Janice gives birth to a baby girl, whom she and Rabbit name Rebecca June. Rabbit returns to live with his wife, and accepts a job at his father-in-law's car dealership. Rabbit attends church one morning, and fueled by the flirtatious overtones, Lucy Eccles, the minister's wife, makes an ambiguous invitation to Rabbit to come into the Eccles' home. When he refuses, she slams the door on him. Rabbit returns to his apartment, encourages Janice to have a whiskey, then pressure her toward having sex in spite of her postnatal condition. When she refuses Rabbit leaves and turns back to Ruth.
Fearing Rabbit has abandoned her again, Janice begins drinking heavily that morning, and accidentally drowns their infant daughter Rebecca June. Rabbit returns to Janice and Nelson, suggesting a reconciliation is possible as Rabbit seeks peace. Tothero visits Rabbit and suggests that the thing he is looking for probably does not exist.

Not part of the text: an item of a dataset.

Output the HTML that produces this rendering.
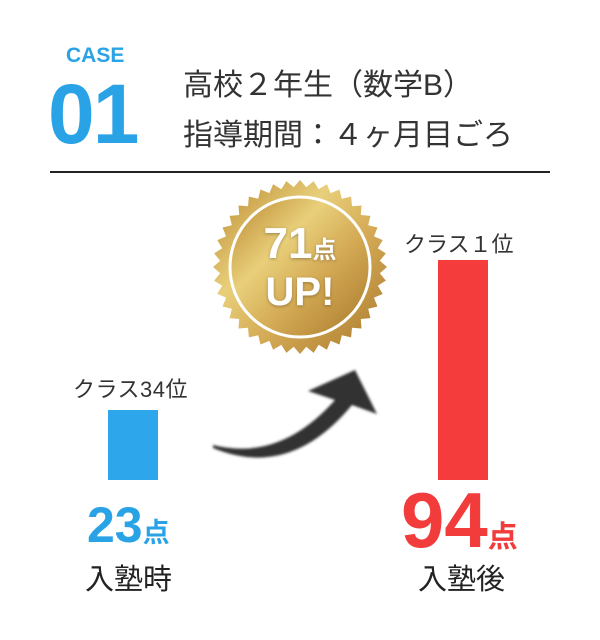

At the child's funeral Rabbit's internal and external conflicts result in a sudden proclamation of his innocence in the baby's death. He then runs from the graveyard, pursued by Jack Eccles, until he becomes lost.
After wandering in the woods, Rabbit returns to Ruth and learns of her pregnancy. Though Rabbit is relieved to discover she has not had an abortion, he is unwilling to divorce Janice. Rabbit abandons Ruth, chasing the fleeting feeling he has attempted to grasp during the course of the novel. Rabbit's fate is uncertain as the novel concludes.